Ao perguntar-lhe o que tinha acontecido, só escutei como resposta “não é justo, não é justo”. Aquilo me chocou tanto que nem me lembro muito dos argumentos que encontrei para racionalizar tudo. Só me lembro que foi exatamente o que tentei fazer. Nunca me esquecerei de sua indignação sincera e pura. Não estava acostumada com aquele contexto e indignava-se com o que via. Não creio que isso ainda ocorra hoje em dia, quatro anos depois.
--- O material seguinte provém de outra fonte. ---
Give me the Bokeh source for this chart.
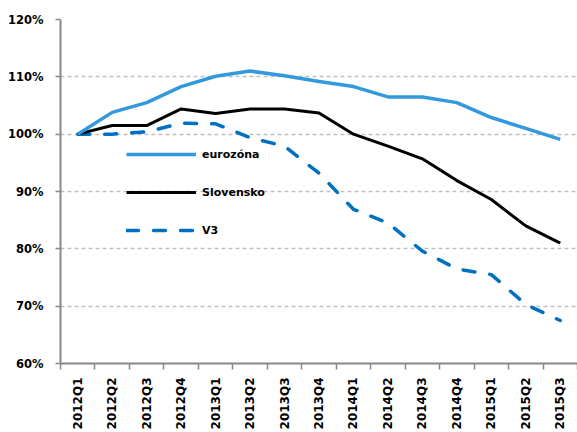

Provavelmente aprendeu a racionalizar, mas me marcou.
É uma estória que sempre me vem a mente quando vejo as crianças dormindo ao relento nas cidades brasileiras. Lembro-me ainda do marcante monumento ao holocausto bem no coração de Berlim. São pedras enormes como túmulos que são dispostas em uma enorme área. Ao todo, perfazem 90 mil metros quadrados com 2711 lápides de concreto cinza. Um projeto de 27 milhões de euros. Só para não deixar a sociedade esquecer e lembrar que é preciso se indignar. Temos a difícil tarefa de alimentar nossa indignação.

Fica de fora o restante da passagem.